Opinions on abortion in differing countries is and always has been a matter of convenience, not a matter of “morality”. In the Soviet Bloc era, all communist countries were pro-abortion except
for Czechoslovakia, which outlawed abortion and condoms for the purpose of increasing the size of the population and workforce. (Czechoslovakia had the strongest economy of the Soviet Bloc.)
The christians in western countries, and now uslim nations too, have and are anti-abortion because they want to outpopulate the competing religions, in by a war of attrition or by dictatorship through democracy (hence why religions seek to dictate what their particular group votes for). The excessively religious do not care one whit for children born except for its use in a religious context. If they were, why isn’t there a mass-movement to adopt the unwanted pregnancies?
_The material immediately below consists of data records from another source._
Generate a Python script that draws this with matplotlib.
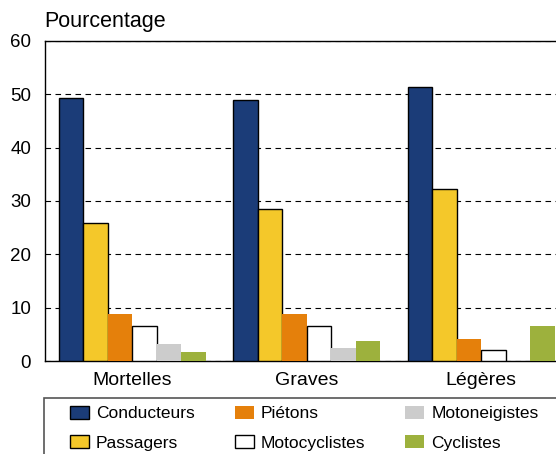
import matplotlib.pyplot as plt
from matplotlib.patches import Rectangle
import numpy as np

plt.rcParams['font.family'] = ['Liberation Sans', 'DejaVu Sans']

# data
categories = ['Mortelles', 'Graves', 'Légères']
series = ['Conducteurs', 'Passagers', 'Piétons', 'Motocyclistes', 'Motoneigistes', 'Cyclistes']
conducteurs = [49.3, 48.9, 51.4]
passagers = [25.9, 28.5, 32.2]
pietons = [8.8, 8.8, 4.1]
motocyclistes = [6.6, 6.6, 2.1]
motoneigistes = [3.2, 2.4, 0.0]
cyclistes = [1.7, 3.75, 6.6]

values = [conducteurs, passagers, pietons, motocyclistes, motoneigistes, cyclistes]
colors = ['#1b3c78', '#f4c82a', '#e5800b', '#ffffff', '#cccccc', '#9db13d']
edges = ['black', 'black', 'none', 'black', 'none', 'none']

fig = plt.figure(figsize=(5.56, 4.54), dpi=100)
ax = fig.add_axes([45/556, 1-361/454, 523.5/556, 320/454])

x = np.arange(len(categories))
w = 0.14
for i, (name, vals) in enumerate(zip(series, values)):
    ax.bar(x + (i - 2.5) * w, vals, w, color=colors[i], edgecolor=edges[i],
           linewidth=1.0, label=name, zorder=3)

ax.set_xlim(-0.5, 2.5)
ax.set_ylim(0, 60)
ax.set_yticks(range(0, 61, 10))
ax.set_xticks(x)
ax.set_xticklabels(categories, fontsize=14)
ax.tick_params(axis='y', labelsize=13.5, length=0, pad=10)
ax.tick_params(axis='x', length=0, pad=8)
ax.yaxis.grid(True, linestyle=(0, (5, 4)), color='black', linewidth=0.8, zorder=0)
ax.spines['right'].set_visible(False)
for s in ['left', 'bottom', 'top']:
    ax.spines[s].set_linewidth(1.0)

fig.text(44/556, 1-21/454, 'Pourcentage', fontsize=15.5, va='center', ha='left')

# legend box (runs off the right and bottom edges like the original)
fig.patches.append(Rectangle((44/556, -0.05), 0.98, (0.05 + 1-398/454),
                             transform=fig.transFigure, facecolor='none',
                             edgecolor='#555555', linewidth=1.2))
h, l = ax.get_legend_handles_labels()
leg = fig.legend(h, l, ncol=3, loc='upper left',
                 bbox_to_anchor=(70/556, 1-406/454),
                 fontsize=12.5, frameon=False,
                 borderaxespad=0, borderpad=0, handlelength=1.1, handleheight=0.75,
                 handletextpad=0.4, labelspacing=0.8, columnspacing=2.3)

fig.savefig('out.png', dpi=100)
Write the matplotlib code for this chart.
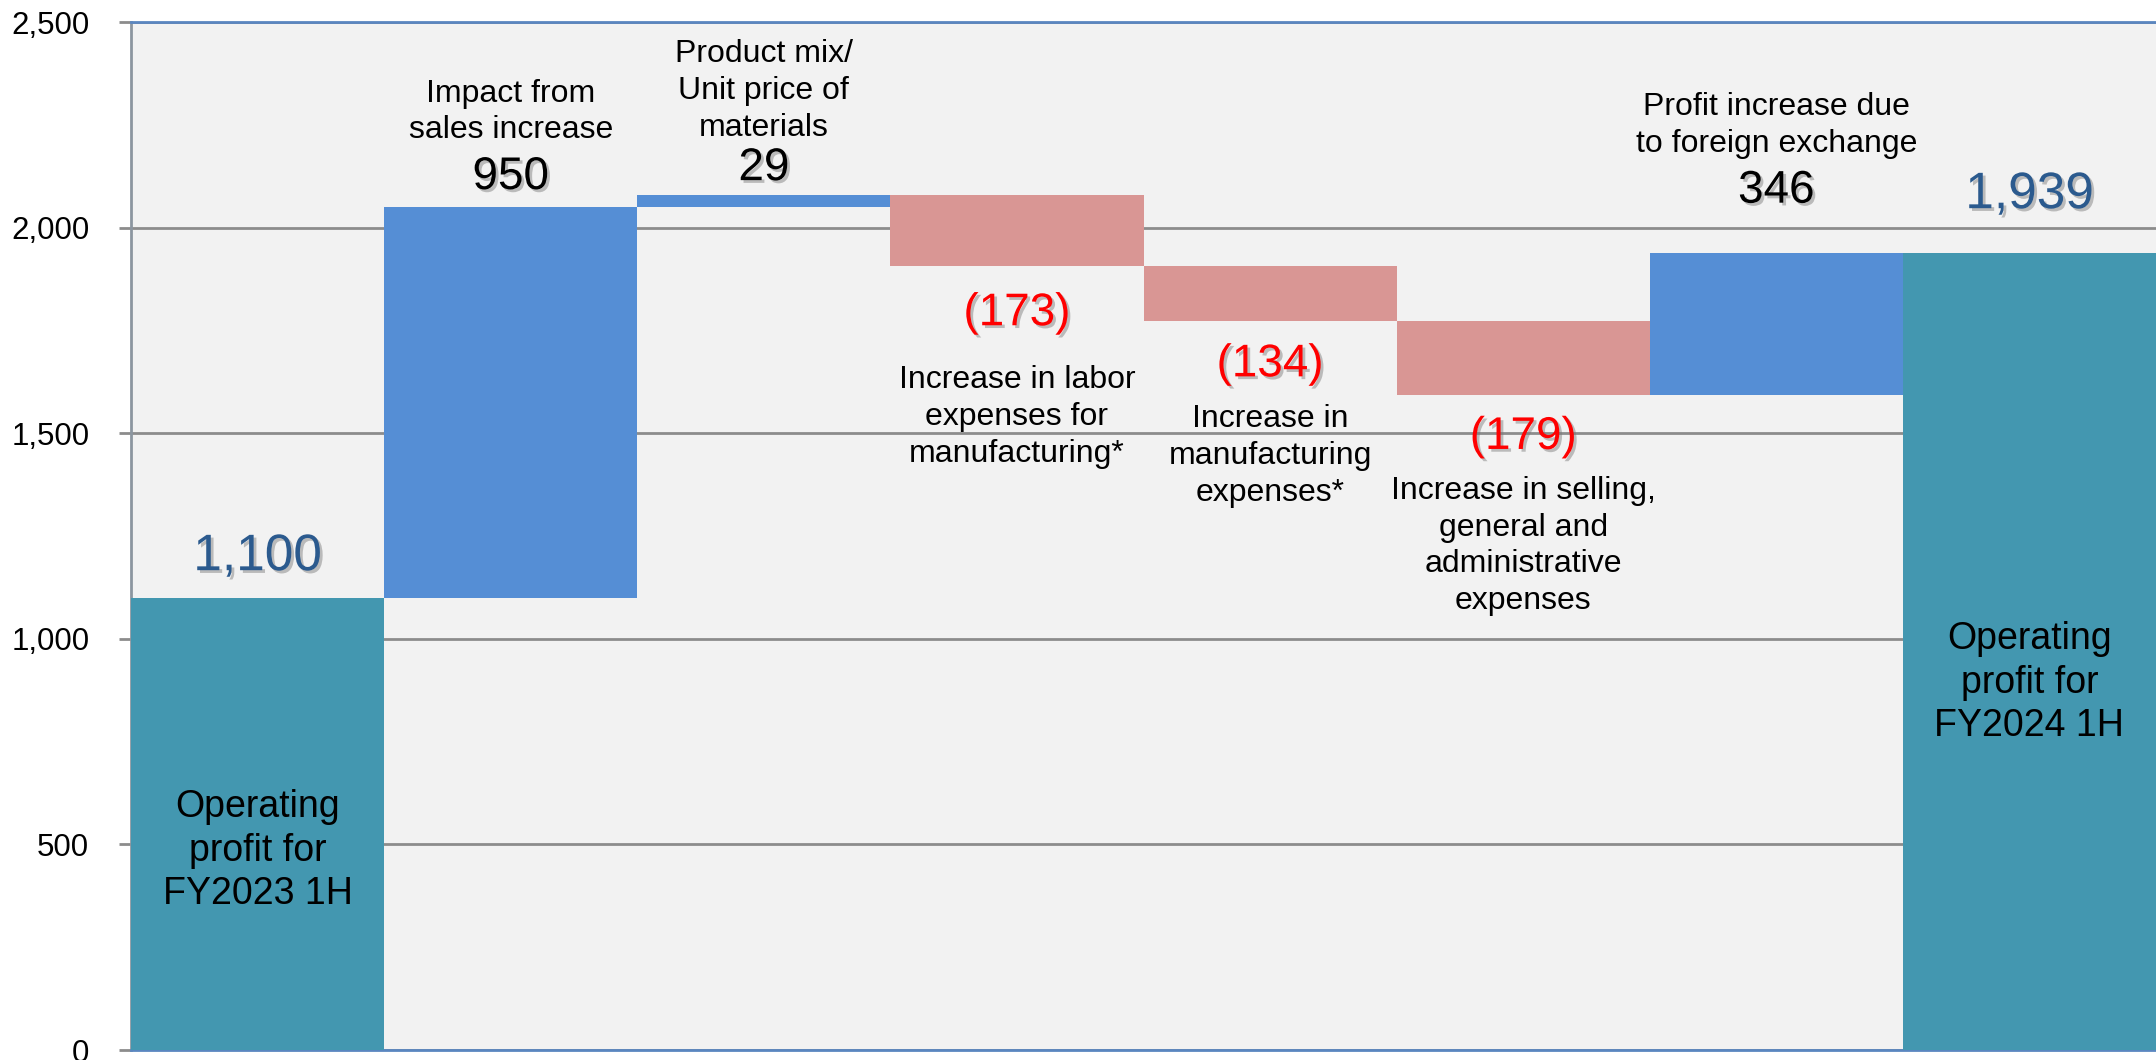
import numpy as np
import matplotlib
matplotlib.use('Agg')
import matplotlib.pyplot as plt
import matplotlib.patheffects as pe


# operating profit bridge, FY2023 1H -> FY2024 1H
start_value = 1100
step_labels = [
    'Impact from\nsales increase',
    'Product mix/\nUnit price of\nmaterials',
    'Increase in labor\nexpenses for\nmanufacturing*',
    'Increase in\nmanufacturing\nexpenses*',
    'Increase in selling,\ngeneral and\nadministrative\nexpenses',
    'Profit increase due\nto foreign exchange',
]
step_values = [950, 29, -173, -134, -179, 346]
start_label = 'Operating\nprofit for\nFY2023 1H'
end_label = 'Operating\nprofit for\nFY2024 1H'
y_ticks = [0, 500, 1000, 1500, 2000, 2500]

TEAL = '#4397B0'
BLUE = '#558ED5'
PINK = '#D99694'
TOTAL_TXT = '#2B5A8E'

# vertical offsets (pixels) of the value / caption text from each step's running total
VALUE_OFFSETS = [41, 30, 27, -47, -43, -42, 62, 58]
CAPTION_OFFSETS = [-253, 95, 104, -151, -135, -151, 127, -430]

plt.rcParams['font.family'] = ['Liberation Sans']


def shadowed():
    return [pe.SimplePatchShadow(offset=(2, -2), shadow_rgbFace='#777777', alpha=0.45),
            pe.Normal()]


def build_waterfall():
    deltas = np.array(step_values)
    running = start_value + np.cumsum(deltas)
    end_value = running[-1]

    heights = np.concatenate([[start_value], np.abs(deltas), [end_value]])
    bottoms = np.concatenate([[0], np.minimum(running - deltas, running), [0]])
    anchors = np.concatenate([[start_value], running, [end_value]])
    colors = [TEAL] + [BLUE if d > 0 else PINK for d in deltas] + [TEAL]
    x = np.arange(len(heights))

    fig = plt.figure(figsize=(21.56, 10.6), dpi=100)
    ax = fig.add_axes([131 / 2156, 10 / 1060, 1 - 131 / 2156, 1028 / 1060])
    ax.set_facecolor('#F2F2F2')

    ax.bar(x, heights, bottom=bottoms, width=1.0, color=colors, zorder=3)

    ax.set_xlim(-0.5, len(heights) - 0.5)
    ax.set_ylim(0, 2500)
    ax.set_yticks(y_ticks)
    ax.set_yticklabels([f'{v:,}' for v in y_ticks])
    ax.set_xticks([])
    ax.tick_params(axis='y', length=9, width=2, color='#8C8C8C', pad=21,
                   labelsize=22.5, labelcolor='black')
    ax.yaxis.grid(True, color='#8C8C8C', linewidth=2, zorder=1)
    ax.set_axisbelow(True)

    ax.spines['right'].set_visible(False)
    ax.spines['left'].set_color('#8C96A0')
    ax.spines['left'].set_linewidth(2)
    for side in ('top', 'bottom'):
        ax.spines[side].set_color('#5A86C0')
        ax.spines[side].set_linewidth(2)

    last = len(x) - 1

    # value labels
    for i, (xi, anchor) in enumerate(zip(x, anchors)):
        if i in (0, last):
            text, color, size = f'{int(heights[i]):,}', TOTAL_TXT, 37
        else:
            d = deltas[i - 1]
            text = f'{d:,}' if d > 0 else f'({-d:,})'
            color = 'black' if d > 0 else '#FF0000'
            size = 33
        ax.annotate(text, (xi, anchor), xytext=(0, VALUE_OFFSETS[i]),
                    textcoords='offset pixels', ha='center', va='center',
                    fontsize=size, color=color, path_effects=shadowed(), zorder=5)

    # captions
    captions = [start_label] + step_labels + [end_label]
    for i, (xi, anchor) in enumerate(zip(x, anchors)):
        inside = i in (0, last)
        ax.annotate(captions[i], (xi, anchor), xytext=(0, CAPTION_OFFSETS[i]),
                    textcoords='offset pixels', ha='center', va='center',
                    fontsize=27 if inside else 23, color='black',
                    linespacing=1.27 if inside else 1.3, zorder=5)

    fig.savefig('out.png', dpi=100, facecolor='white')


def main():
    build_waterfall()


if __name__ == '__main__':
    main()
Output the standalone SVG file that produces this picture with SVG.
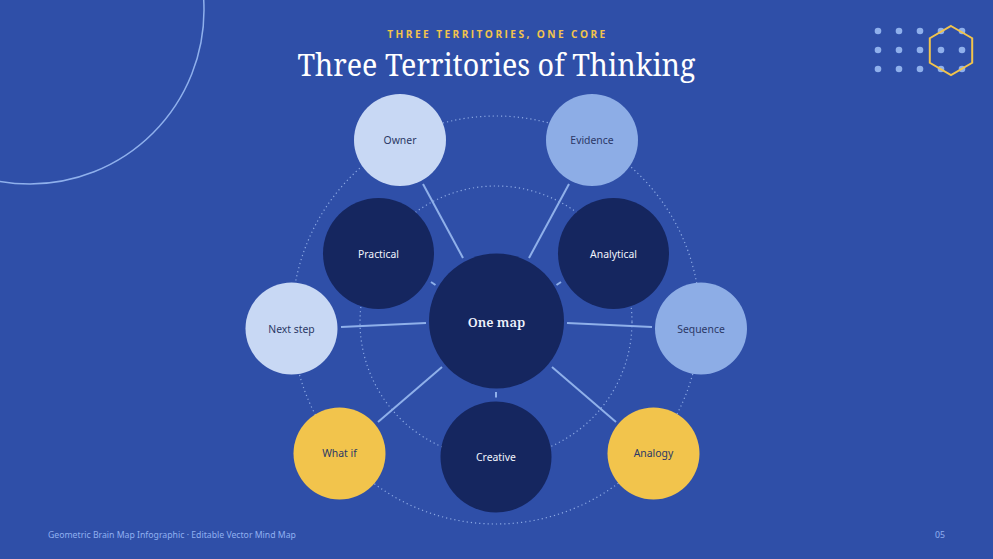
<svg xmlns="http://www.w3.org/2000/svg" width="993" height="559" viewBox="0 0 993 559">
<style>
.lbl{font-family:"Noto Sans","Liberation Sans",sans-serif;font-size:10.4px;text-anchor:middle;dominant-baseline:central}
.dk{fill:#2b3866}
.wt{fill:#f2f5fd}
.con{stroke:#8fb0ea;stroke-width:2;stroke-linecap:butt;fill:none}
.dot{fill:none;stroke:#9cb8ee;stroke-width:1.2;stroke-dasharray:1.2 3;opacity:0.85}
.navy{fill:#15265f}
.pale{fill:#c8d8f4}
.mid{fill:#8dade6}
.gold{fill:#f2c44c}
.gd{fill:#8fb0ec}
</style>
<rect width="993" height="559" fill="#2f4fa8"/>
<circle cx="30" cy="10" r="174" fill="none" stroke="#8fb0ec" stroke-width="1.5"/>
<g id="dots">
<circle class="gd" cx="878" cy="31" r="3.3"/><circle class="gd" cx="899" cy="31" r="3.3"/><circle class="gd" cx="920" cy="31" r="3.3"/><circle class="gd" cx="941" cy="31" r="3.3"/><circle class="gd" cx="962" cy="31" r="3.3"/>
<circle class="gd" cx="878" cy="50" r="3.3"/><circle class="gd" cx="899" cy="50" r="3.3"/><circle class="gd" cx="920" cy="50" r="3.3"/><circle class="gd" cx="941" cy="50" r="3.3"/><circle class="gd" cx="962" cy="50" r="3.3"/>
<circle class="gd" cx="878" cy="69" r="3.3"/><circle class="gd" cx="899" cy="69" r="3.3"/><circle class="gd" cx="920" cy="69" r="3.3"/><circle class="gd" cx="941" cy="69" r="3.3"/><circle class="gd" cx="962" cy="69" r="3.3"/>
<polygon points="951,26 972.2,38.25 972.2,62.75 951,75 929.8,62.75 929.8,38.25" fill="none" stroke="#f2c44c" stroke-width="2"/>
</g>
<text x="497.5" y="38" text-anchor="middle" font-family="Open Sans,Noto Sans,sans-serif" font-weight="bold" font-size="10.2" letter-spacing="2.4" fill="#f2c44c">THREE TERRITORIES, ONE CORE</text>
<text x="496.5" y="76" text-anchor="middle" font-family="Noto Serif,DejaVu Serif,Liberation Serif,serif" font-size="31" fill="#ffffff" textLength="398" lengthAdjust="spacingAndGlyphs">Three Territories of Thinking</text>
<g id="rings">
<circle class="dot" cx="496" cy="320" r="204"/>
<circle class="dot" cx="496" cy="322" r="136"/>
</g>
<g id="connectors">
<line class="con" x1="463" y1="258" x2="423" y2="184"/>
<line class="con" x1="529" y1="258" x2="569" y2="184"/>
<line class="con" x1="426" y1="323" x2="341" y2="327"/>
<line class="con" x1="567" y1="323" x2="652" y2="327"/>
<line class="con" x1="442" y1="367" x2="378" y2="422"/>
<line class="con" x1="552" y1="367" x2="616" y2="422"/>
<line class="con" x1="431" y1="282" x2="435.5" y2="285"/>
<line class="con" x1="561" y1="282" x2="556.5" y2="285"/>
<line class="con" x1="496" y1="392" x2="496" y2="397.5"/>
</g>
<g id="center"><circle class="navy" cx="496.5" cy="321" r="67.5"/><text x="496.5" y="322" text-anchor="middle" dominant-baseline="central" font-family="Noto Serif,Liberation Serif,serif" font-weight="600" font-size="13" fill="#eef2fc">One map</text></g>
<g id="practical"><circle class="navy" cx="378.5" cy="253.5" r="55.5"/><text class="lbl wt" x="378.5" y="253.5">Practical</text></g>
<g id="analytical"><circle class="navy" cx="613.5" cy="253.5" r="55.5"/><text class="lbl wt" x="613.5" y="253.5">Analytical</text></g>
<g id="creative"><circle class="navy" cx="496" cy="457" r="55.5"/><text class="lbl wt" x="496" y="457">Creative</text></g>
<g id="owner"><circle class="pale" cx="400" cy="140" r="46"/><text class="lbl dk" x="400" y="140">Owner</text></g>
<g id="evidence"><circle class="mid" cx="592" cy="140" r="46"/><text class="lbl dk" x="592" y="140">Evidence</text></g>
<g id="nextstep"><circle class="pale" cx="291.5" cy="328.5" r="46"/><text class="lbl dk" x="291.5" y="328.5">Next step</text></g>
<g id="sequence"><circle class="mid" cx="701" cy="328.5" r="46"/><text class="lbl dk" x="701" y="328.5">Sequence</text></g>
<g id="whatif"><circle class="gold" cx="339.5" cy="453.5" r="46"/><text class="lbl dk" x="339.5" y="453">What if</text></g>
<g id="analogy"><circle class="gold" cx="653.5" cy="453.5" r="46"/><text class="lbl dk" x="653.5" y="453">Analogy</text></g>
<text x="48" y="538" font-family="Noto Sans,Liberation Sans,sans-serif" font-size="8.7" fill="#8fb0f0">Geometric Brain Map Infographic · Editable Vector Mind Map</text>
<text x="945" y="538" text-anchor="end" font-family="Noto Sans,Liberation Sans,sans-serif" font-size="8.7" fill="#8fb0f0">05</text>
</svg>
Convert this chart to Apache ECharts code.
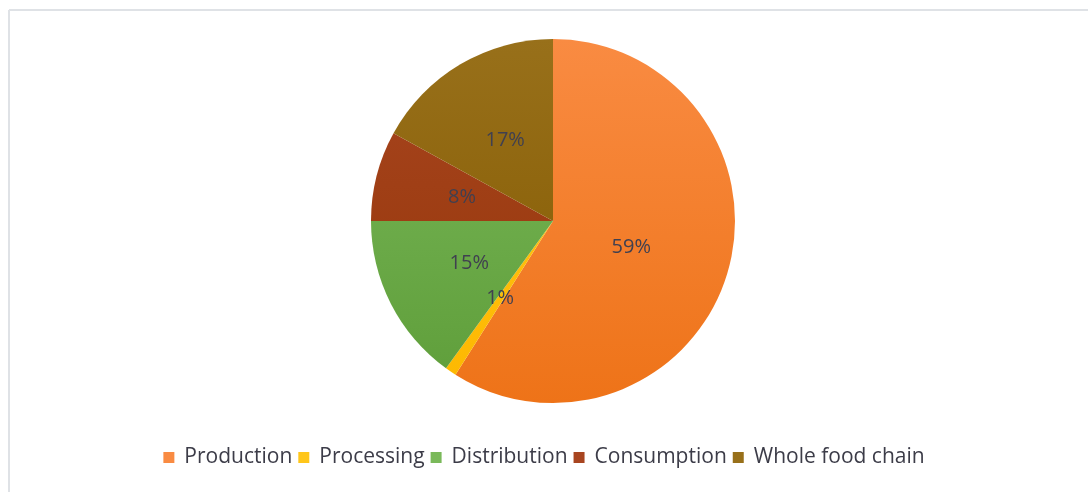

As for China, I can foresee the communist government collapsing and a mass takeover of the nation by males, or worse, invasions of other countries by the PRC to “obtain” (read: kidnap) brides from nations with ethnic Chinese or other Asian people, such as Thais, Vietnamese, Lao, Taiwanese or perhaps even Korea or Japan.
Don’t think that’s a stretch; the PRC has been doing that in Tibet for more than a decade, trying to effectively eliminate the Tibetan population by intermarrying. And some desperate North Korean women illegally marry Chinese men seeking a better life only to find they are beaten and treated horribly; no doubt that
will happen more and more – many Vietnamese and Filipinas who married South Korean men to find the same abuse (again, I can’t find the source to back up the claim).
Another unintended consequence follows from the law of supply and demand: that which is scarce becomes valuable. So women will become more ‘valuable’ in male-heavy societies. Whether that results in turning them into protected property à la Arabia, or dominant power brokers, will be an interesting issue to watch unfolding.